Well, Davey Johnson is no dummy.
Johnson nearly got fired last season when the Orioles didn't make it to the World Series. The New York Mets fired him. The Cincinnati Reds fired him. And Orioles owner Peter Angelos probably is just waiting for his chance.
Knowing all that, why would Johnson even entertain a question regarding his job security at this critical point of the season? And why would he give Angelos such a blatant opening?
It's almost as if he has a death wish.
Johnson is media savvy from his days in New York. He understands the implications of everything he says. Perhaps he wants to shift attention to Angelos. Perhaps he feels that his relationship with the owner is so rocky, he has nothing to lose.
If the manager could just lay low, he would receive immense sympathy after his inevitable dismissal. But Johnson can't lay low. He's shrewd and manipulative. A good manager, but not necessarily a good employee.
Oh, we could go on and on about Johnson, his history of self-destruction, his unusually stiff $10,500 fine to Roberto Alomar, his tendency to irritate certain segments of his front office when he describes the shortcomings of his roster.
But that would be missing the point.
Only under an owner like Angelos would a manager talk about getting fired when he has the best record in the league, when he has been in first place all season.
Directly or not, Johnson is feeling the heat. And by declining to comment, Angelos didn't exactly give him a vote of confidence.
Here's what Johnson should have said:
"This is my dream job. I signed for three years and I want to stay three years. If we play the way we're capable of playing, everything will take care of itself."
And here's how Angelos should have responded:
"Davey is signed through 1998, and I expect him to remain the manager through 1998. Our focus is on winning the World Series, and nothing else."
Really, is this so difficult?
Uh, ask Phil Regan.
Or Johnny Oates.
A new manager next season would be the Orioles' fourth in five years. That's a Stein brenner-esque pace, and none of Angelos' foils ever resembled Billy Martin.
Still, it's always something.
Oates was too meek, but Johnson is too cocksure. Regan was somewhere in between, but what did it matter? He wasn't a very good manager.
Now here's Johnson, whom Angelos bypassed for Regan, then hired to replace Regan, then almost fired after reaching the postseason for the first time in 13 years.
You figure it out.
Maybe if there's life on Mars, Angelos can find a manager who will make him happy.
Johnson is the winningest active manager in the majors. He's working on his three straight postseason appearance. He's the Orioles' best strategist since Earl Weaver.
And yet, he's talking about getting fired.

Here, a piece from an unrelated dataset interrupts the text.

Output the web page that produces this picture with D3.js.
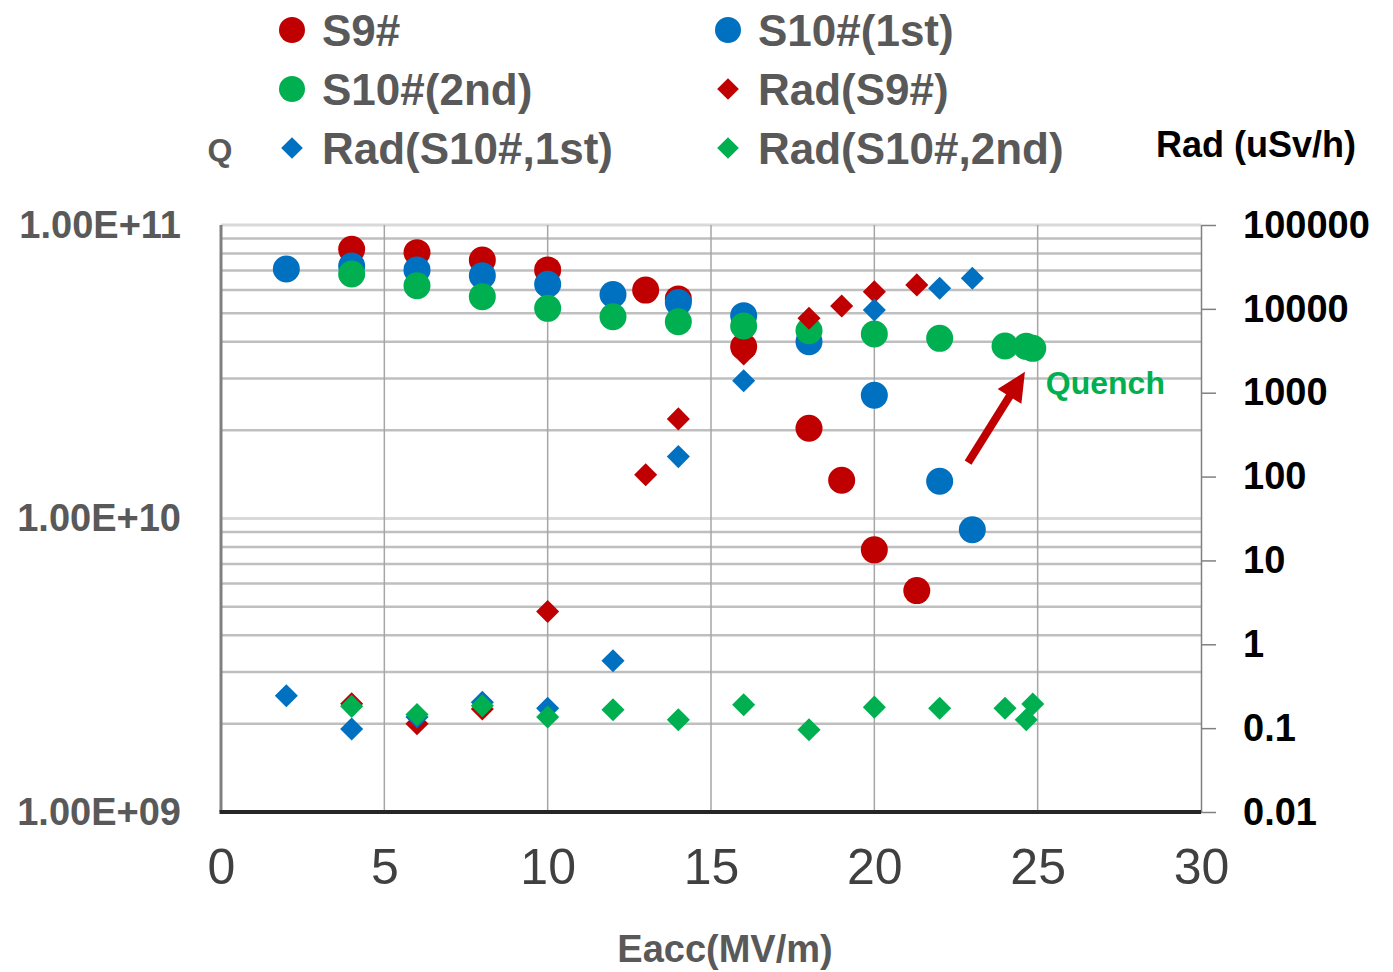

Johnson's second season has gone much smoother than his first, when he feuded with Bobby Bonilla, tried moving Cal Ripken to third base and angered Angelos by publicly criticizing players.
He learned. He adjusted.
Consider his handling of Ripken.
If ever there was a season for a manager to end Ripken's consecutive-games streak, this was it. Ripken is nearing his 37th birthday. He has hit only one home run since June 4. He occasionally suffers back spasms.
But Johnson has never broached the subject, not even when Ripken's back appeared to be bothering him. Johnson didn't need the trouble. The Orioles didn't need the distraction.
On the field? Johnson is a much better manager now that he knows the league. He handles his pitchers deftly, runs a game skillfully. And, let's not forget, he was the lone advocate in the organization for Jeffrey Hammonds.
So, what gives?
Well, Johnson probably didn't help himself when he fined Alomar so heavily for skipping the Orioles' trip to Rochester, N.Y. He issued the fine without consulting his superiors. Not a good idea, considering Angelos regards Alomar almost like a son.
And, just as Johnson upset Angelos last season by suggesting the Orioles reduce their payroll, some club officials were bothered when he recently spoke out about the team's needs, implying that he needed more talent.
That's baseball -- the manager always thinks he needs better players, and the front office always thinks he can get more out of what he has. But under a win-now mandate, it's every man for himself, heightening the tension.
Johnson wouldn't suffer if he got fired; he could sit out a year and collect his salary, and soon enough, another team would come calling. Maybe he knows it's over. Maybe a part of him wants out.
Only one thing is certain:
Peter Angelos doesn't need an invitation to fire his manager.